-------- RAW DATA

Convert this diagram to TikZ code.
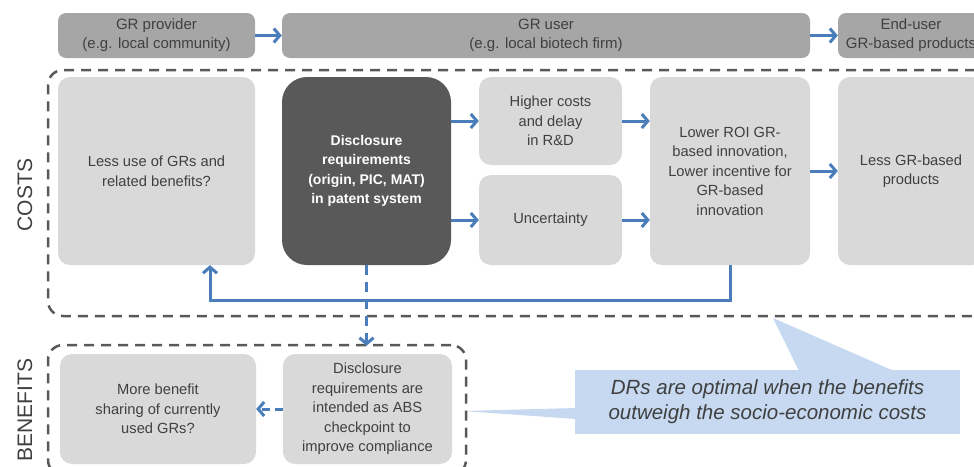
\documentclass[tikz,border=0pt]{standalone}
\usepackage{fontspec}
\setmainfont{Liberation Sans}
\usetikzlibrary{arrows.meta}
\definecolor{headgray}{HTML}{A6A6A6}
\definecolor{boxgray}{HTML}{D9D9D9}
\definecolor{darkgray}{HTML}{595959}
\definecolor{textgray}{HTML}{404040}
\definecolor{flowblue}{HTML}{4A7EBB}
\definecolor{noteblue}{HTML}{C6D9F1}
\begin{document}
\begin{tikzpicture}[x=1pt,y=-1pt,
  headbox/.style={fill=headgray, rounded corners=8pt, text=textgray, align=center, inner sep=0pt,
    font=\fontsize{15}{19}\selectfont},
  lightbox/.style={fill=boxgray, rounded corners=12pt, text=textgray, align=center, inner sep=0pt,
    font=\fontsize{14.7}{19.5}\selectfont},
  darkbox/.style={fill=darkgray, rounded corners=25pt, text=white, align=center, inner sep=0pt,
    font=\fontsize{14}{19.5}\selectfont\bfseries},
  groupbox/.style={draw=darkgray, line width=2.5pt, dash pattern=on 10pt off 7pt, rounded corners=15pt, inner sep=0pt},
  flow/.style={draw=flowblue, line width=3pt, -{Straight Barb[length=6pt,width=14pt]}},
  sidelabel/.style={rotate=90, text=textgray, font=\fontsize{21}{24}\selectfont}]

\useasboundingbox (0,0) rectangle (974,466);
\clip (0,0) rectangle (974,466);

\node (note) [fill=noteblue, minimum width=385, minimum height=64, align=center, text=textgray,
  font=\fontsize{20.5}{25}\selectfont\itshape] at (767.5,402)
  {DRs are optimal when the benefits\\outweigh the socio-economic costs};
\fill [noteblue] (773,318) -- (799,371) -- (894,371) -- cycle;
\fill [noteblue] (463,411) -- (576,408) -- (576,419) -- cycle;

\node (prov) [headbox, minimum width=197, minimum height=45] at (156.5,35.5) {GR provider\\(e.g. local community)};
\node (user) [headbox, minimum width=528, minimum height=45] at (546,35.5) {GR user\\(e.g. local biotech firm)};
\node (enduser) [headbox, minimum width=146, minimum height=45] at (911,35.5) {End-user\\GR-based products};

\node (lessuse) [lightbox, minimum width=197, minimum height=188] at (156.5,171) {Less use of GRs and\\related benefits?};
\node (discl) [darkbox, minimum width=169, minimum height=188] at (366.5,171) {Disclosure\\requirements\\(origin, PIC, MAT)\\in patent system};
\node (delay) [lightbox, minimum width=143, minimum height=88] at (550.5,121) {Higher costs\\and delay\\in R\&D};
\node (uncert) [lightbox, minimum width=143, minimum height=90] at (550.5,220) {Uncertainty};
\node (lowroi) [lightbox, minimum width=160, minimum height=188] at (730,171) {Lower ROI GR-\\based innovation,\\Lower incentive for\\GR-based\\innovation};
\node (lessprod) [lightbox, minimum width=146, minimum height=188] at (911,171) {Less GR-based\\products};

\node (morebs) [lightbox, minimum width=196, minimum height=110] at (158,409) {More benefit\\sharing of currently\\used GRs?};
\node (intend) [lightbox, minimum width=169, minimum height=110] at (367.5,409) {Disclosure\\requirements are\\intended as ABS\\checkpoint to\\improve compliance};

\node (costgrp) [groupbox, minimum width=942, minimum height=246] at (519,193) {};
\node (bengrp) [groupbox, minimum width=418, minimum height=130] at (257,410) {};

\node (costlbl) [sidelabel] at (25,195) {COSTS};
\node (benlbl) [sidelabel] at (25,410) {BENEFITS};

\draw [flow] (prov) -- (user);
\draw [flow] (user) -- (enduser);
\draw [flow] (discl.east |- delay.west) -- (delay.west);
\draw [flow] (discl.east |- uncert.west) -- (uncert.west);
\draw [flow] (delay.east) -- (lowroi.west |- delay.east);
\draw [flow] (uncert.east) -- (lowroi.west |- uncert.east);
\draw [flow] (lowroi) -- (lessprod);
\draw [flow] (lowroi.south) -- ++(0,35) -| ([xshift=53.5pt]lessuse.south);
\draw [flow, dash pattern=on 10pt off 7pt] (discl.south) -- ([yshift=-2pt]discl.south |- bengrp.north);
\draw [flow, dash pattern=on 8pt off 5pt] (intend.west) -- (morebs.east);

\end{tikzpicture}
\end{document}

----------------

TASK STATEMENT: Omit the pictures and reproduce the listing exactly.

RESULT OF THE TASK:
Convert this diagram to TikZ code.
\documentclass[tikz,border=0pt]{standalone}
\usepackage{fontspec}
\setmainfont{Liberation Sans}
\usetikzlibrary{arrows.meta}
\definecolor{headgray}{HTML}{A6A6A6}
\definecolor{boxgray}{HTML}{D9D9D9}
\definecolor{darkgray}{HTML}{595959}
\definecolor{textgray}{HTML}{404040}
\definecolor{flowblue}{HTML}{4A7EBB}
\definecolor{noteblue}{HTML}{C6D9F1}
\begin{document}
\begin{tikzpicture}[x=1pt,y=-1pt,
  headbox/.style={fill=headgray, rounded corners=8pt, text=textgray, align=center, inner sep=0pt,
    font=\fontsize{15}{19}\selectfont},
  lightbox/.style={fill=boxgray, rounded corners=12pt, text=textgray, align=center, inner sep=0pt,
    font=\fontsize{14.7}{19.5}\selectfont},
  darkbox/.style={fill=darkgray, rounded corners=25pt, text=white, align=center, inner sep=0pt,
    font=\fontsize{14}{19.5}\selectfont\bfseries},
  groupbox/.style={draw=darkgray, line width=2.5pt, dash pattern=on 10pt off 7pt, rounded corners=15pt, inner sep=0pt},
  flow/.style={draw=flowblue, line width=3pt, -{Straight Barb[length=6pt,width=14pt]}},
  sidelabel/.style={rotate=90, text=textgray, font=\fontsize{21}{24}\selectfont}]

\useasboundingbox (0,0) rectangle (974,466);
\clip (0,0) rectangle (974,466);

\node (note) [fill=noteblue, minimum width=385, minimum height=64, align=center, text=textgray,
  font=\fontsize{20.5}{25}\selectfont\itshape] at (767.5,402)
  {DRs are optimal when the benefits\\outweigh the socio-economic costs};
\fill [noteblue] (773,318) -- (799,371) -- (894,371) -- cycle;
\fill [noteblue] (463,411) -- (576,408) -- (576,419) -- cycle;

\node (prov) [headbox, minimum width=197, minimum height=45] at (156.5,35.5) {GR provider\\(e.g. local community)};
\node (user) [headbox, minimum width=528, minimum height=45] at (546,35.5) {GR user\\(e.g. local biotech firm)};
\node (enduser) [headbox, minimum width=146, minimum height=45] at (911,35.5) {End-user\\GR-based products};

\node (lessuse) [lightbox, minimum width=197, minimum height=188] at (156.5,171) {Less use of GRs and\\related benefits?};
\node (discl) [darkbox, minimum width=169, minimum height=188] at (366.5,171) {Disclosure\\requirements\\(origin, PIC, MAT)\\in patent system};
\node (delay) [lightbox, minimum width=143, minimum height=88] at (550.5,121) {Higher costs\\and delay\\in R\&D};
\node (uncert) [lightbox, minimum width=143, minimum height=90] at (550.5,220) {Uncertainty};
\node (lowroi) [lightbox, minimum width=160, minimum height=188] at (730,171) {Lower ROI GR-\\based innovation,\\Lower incentive for\\GR-based\\innovation};
\node (lessprod) [lightbox, minimum width=146, minimum height=188] at (911,171) {Less GR-based\\products};

\node (morebs) [lightbox, minimum width=196, minimum height=110] at (158,409) {More benefit\\sharing of currently\\used GRs?};
\node (intend) [lightbox, minimum width=169, minimum height=110] at (367.5,409) {Disclosure\\requirements are\\intended as ABS\\checkpoint to\\improve compliance};

\node (costgrp) [groupbox, minimum width=942, minimum height=246] at (519,193) {};
\node (bengrp) [groupbox, minimum width=418, minimum height=130] at (257,410) {};

\node (costlbl) [sidelabel] at (25,195) {COSTS};
\node (benlbl) [sidelabel] at (25,410) {BENEFITS};

\draw [flow] (prov) -- (user);
\draw [flow] (user) -- (enduser);
\draw [flow] (discl.east |- delay.west) -- (delay.west);
\draw [flow] (discl.east |- uncert.west) -- (uncert.west);
\draw [flow] (delay.east) -- (lowroi.west |- delay.east);
\draw [flow] (uncert.east) -- (lowroi.west |- uncert.east);
\draw [flow] (lowroi) -- (lessprod);
\draw [flow] (lowroi.south) -- ++(0,35) -| ([xshift=53.5pt]lessuse.south);
\draw [flow, dash pattern=on 10pt off 7pt] (discl.south) -- ([yshift=-2pt]discl.south |- bengrp.north);
\draw [flow, dash pattern=on 8pt off 5pt] (intend.west) -- (morebs.east);

\end{tikzpicture}
\end{document}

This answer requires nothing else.